WASHINGTON – The Obama administration issued landmark rules Monday to cut greenhouse gases from coal-burning power plants, mapping out a 15-year path to increase wind and solar power, and energy conservation that Minnesota already is taking.
The final Environmental Protection Agency rules require the U.S. power sector to cut carbon dioxide emissions by 32 percent in 2030 from 2005 levels. The overall reductions are stricter than those proposed in a draft last year, but states and utilities got more time to comply.
"This is one of those rare issues that if we don't get it right, we might not be able to reverse it," President Obama told a White House crowd that included Sen. Al Franken, D-Minn., and Xcel Energy CEO Ben Fowke.
The Clean Power Plan, Obama said, is "the single most important step America has ever taken in the fight against climate change."
Franken agreed. "I thought it was a bit of history," he told the Star Tribune.
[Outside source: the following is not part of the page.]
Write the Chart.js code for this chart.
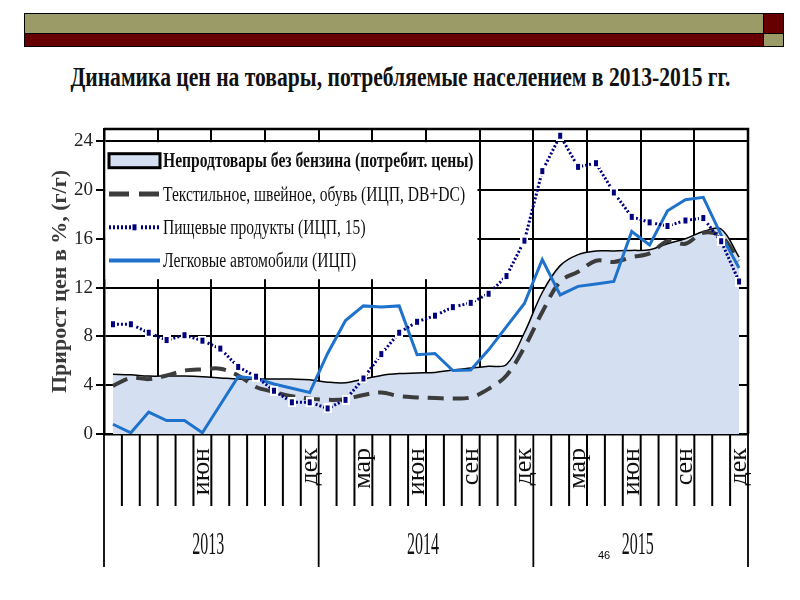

The rules are the product of two years of EPA development and likely face years of legal challenges. States are required to develop compliance plans by September 2018, make interim reductions by 2022 — two years later than originally proposed — and fully comply by 2030.
States may choose to roll out an array of policies that could shutter coal power plants or run them less, order utilities to build wind farms and solar energy and invest in energy conservation at homes and businesses. The final rule puts less emphasis on converting or replacing generators with natural-gas burning units, which release about half the carbon dioxide of coal burners.
Compliance is not optional. States that refuse to offer acceptable programs will have a federal model applied to them, EPA officials said.